Jorge Luis Oviedo
De los libros de piedra, como la escalinata jeroglífica o las estelas de Copán, de los pergaminos y papiros que quemó Omar en la biblioteca de Alejandría, de las enormes páginas de los códices mayas y aztecas al surgimiento de la imprenta de tipos móviles primero, y a las páginas electrónicas actualmente, el libro ha cambiado, únicamente de forma, pero ha permanecido, en su ser esencial, como un dios, inalterado.
Y es que el libro no es por el soporte (piedra, barro –crudo o cocido–, madera, papel, piel, plástico, cuarzo líquido, holograma, cristal de roca, aluminio, acero inoxidable, o como lo fue desde siempre, tradición oral); sino por la unidad de su contenido, por el pensamiento que lo nutre y le da sustancia.
¿Acaso la Biblia (libro de libros) no está conformado por muchos libros que en otros tiempos fueron parte de la memoria de un pueblo? ¿Y nuestro Popol Vuh, no era acaso libro real antes de ser plasmado por escrito en quiché con caracteres latinos para ser traducido luego al castellano, al francés y a todas las lenguas en que hoy se lo conoce?
Hace ya más de medio siglo que Ray Bradbury, fabuló maravillosamente algo en torno a la memoria de los hombres. En su novela R.B. nos presenta a los bomberos ya no dedicados a apagar fuegos, sino a quemar libros; porque en ese mundo del futuro (el de hoy, prácticamente) los dirigentes de la humanidad habían «descubierto» una forma de hacer feliz a la gente: evitar pensar o reflexionar. Por esa razón los bomberos en vez de sofocar incendios quemaban los libros, porque estos hacen pensar a la gente y, por tanto, provocaban infelicidad. Al final el héroe de la novela, un ex bombero, perseguido por sus colegas, logra evadir los cercos de la ciudad y descubre, en la selva cercana a la urbe, a decenas de individuos que portan en su memoria, los libros clásicos.
Son los guardianes del tiempo y la memoria, los archivos vivos, que recitan para los demás, libros completos o pasajes de éstos, como seguramente alguna vez recitó Homero, pasajes de la Ilíada.

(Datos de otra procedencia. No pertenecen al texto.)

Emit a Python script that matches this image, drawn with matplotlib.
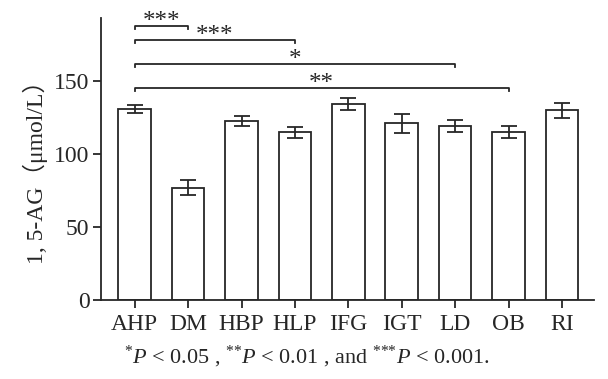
import numpy as np
import matplotlib
matplotlib.use("Agg")
import matplotlib.pyplot as plt

groups = ["AHP", "DM", "HBP", "HLP", "IFG", "IGT", "LD", "OB", "RI"]
means = [130.8, 76.9, 122.4, 114.8, 134.0, 120.8, 119.2, 115.1, 129.7]
errs = [2.5, 5.0, 3.2, 3.7, 4.2, 6.4, 4.3, 4.3, 5.0]

# significance brackets: (from, to, height, stars)
sig_from = [0, 0, 0, 0]
sig_to = [1, 3, 6, 7]
sig_y = [187.7, 177.9, 161.4, 145.0]
sig_lab = ["***", "***", "*", "**"]

plt.rcParams["font.family"] = ["Liberation Serif", "Noto Sans CJK SC"]
plt.rcParams["mathtext.fontset"] = "custom"
plt.rcParams["mathtext.rm"] = "Liberation Serif"
plt.rcParams["mathtext.it"] = "Liberation Serif:italic"

ink = "#262626"
fig = plt.figure(figsize=(6.08, 3.79), dpi=100)
ax = fig.add_axes([100.5 / 608, 79 / 379, 493.5 / 608, 282 / 379])

x = np.arange(len(groups))
ax.bar(x, means, width=0.61, color="white", edgecolor=ink, linewidth=1.3, zorder=2)
ax.errorbar(x, means, yerr=errs, fmt="none", ecolor=ink, elinewidth=1.3,
            capsize=5.8, capthick=1.3, zorder=3)

tick_h = 2.2
for a, b, h, lab in zip(sig_from, sig_to, sig_y, sig_lab):
    ax.plot([a, a, b, b], [h - tick_h, h, h, h - tick_h], color=ink, lw=1.3,
            clip_on=False)
    ax.text((a + b) / 2, h - 1.5, lab, ha="center", va="baseline", fontsize=18,
            color=ink)

ax.set_xlim(-0.64, 8.6)
ax.set_ylim(0, 193)
ax.set_yticks([0, 50, 100, 150])
ax.set_xticks(x)
ax.set_xticklabels(groups)
ax.tick_params(axis="both", labelsize=17, colors=ink, width=1.3, length=6,
               direction="out")
ax.tick_params(axis="x", pad=4)
ax.tick_params(axis="y", pad=2)
for side in ["top", "right"]:
    ax.spines[side].set_visible(False)
for side in ["left", "bottom"]:
    ax.spines[side].set_linewidth(1.3)
    ax.spines[side].set_color(ink)

fig.text(35 / 608, 1 - 166 / 379, "1, 5-AG（μmol/L）", rotation=90,
         ha="center", va="center", fontsize=17, color=ink)

fig.text(307 / 608, 1 - 357 / 379,
         r"$^{{*}}P$ < 0.05 , $^{{*}{*}}P$ < 0.01 , and $^{{*}{*}{*}}P$ < 0.001.",
         ha="center", va="center", fontsize=16, color=ink)

fig.savefig("out.png", dpi=100)
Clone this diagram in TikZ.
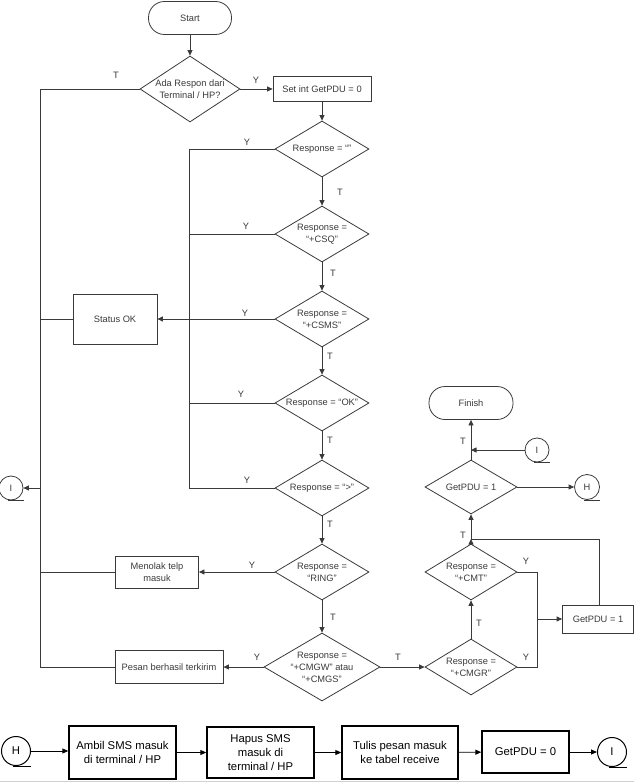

Y es que la palabra, por sí misma, no es nada, se queda sin sustancia, en cambio como parte de una historia es otra cosa, adquiere cuerpo, espacio, dimensiones temporales. Es alguien, un pensamiento desarrollado, una idea plasmada, una historia contada; y, ya no importa si sobrevive a través de la tradición oral o por medio de la escritura en cualquier soporte, sea éste de barro, piedra, papel o cuarzo líquido.
En este caso es totalmente válido aplicar aquello que, la interpretaciones del Príncipe de Maquiavelo, recomiendan para algunas decisiones político-militares: «el fin justifica los medios».
En otras palabras, en lo que respecta al libro o al desarrollo de una idea a través del lenguaje verbal: El fin justifica el soporte.
El libro impreso o el manuscrito, sin embargo, tienen a pesar de todo, al menos para los que nos gusta leer, un efecto especial, y es que a través del libro entra uno en un espacio muy íntimo, que lejos de aplacar la imaginación, la expande.
Y en este caso hablo de un tipo, muy especial de libros, los literarios.
No habrá realidad virtual, juego, diálogo, interacción, etc. capaz de suplir el goce que provoca la lectura imaginativa; porque ceder a ese goce, es asumir la posición del pasivo espectador de melodramas o de películas y series de “acción”,.
Releer a Quevedo; Neruda, García Márquez, Homero o Cervantes es siempre una experiencia nueva, no le queda a uno la sensación del juego manual o electrónico que una vez que lo dominamos nos aburre.
Que don Quijote se pueda leer o escuchar en las páginas de una reproductora electrónica es hoy una ventaja.
Que las actuales y futuras generaciones se estén habituando más a los olores de los aparatos electrónicos que a los de la tinta y el papel, como muchos nos habituamos al olor del caucho recalentado de los automóviles y ya no al de los sudores del caballo y al cuero de las monturas como nuestros abuelos, es normal; pero los libros, sus ser unitario esencial, siempre estará allí; y la lectura, seguirá siendo íntima, personal: en el avión, en el tren, en el autobús, en el servicio sanitario o en los viajes espaciales de futuras décadas; en el estudio o en la oficina, sin importar el soporte que sirva para establecer ese necesario diálogo en privado, en solitario; porque el don de la lectura, además de un hábito es una especie de rito y privilegio personal a la que no todos renunciarán en el futuro, como bien ha ocurrido en el siglo actual, ni el cine, ni la radio ni la televisión ni ninguna otra forma de comunicación electrónica, será capaz de hacernos renunciar a ese goce.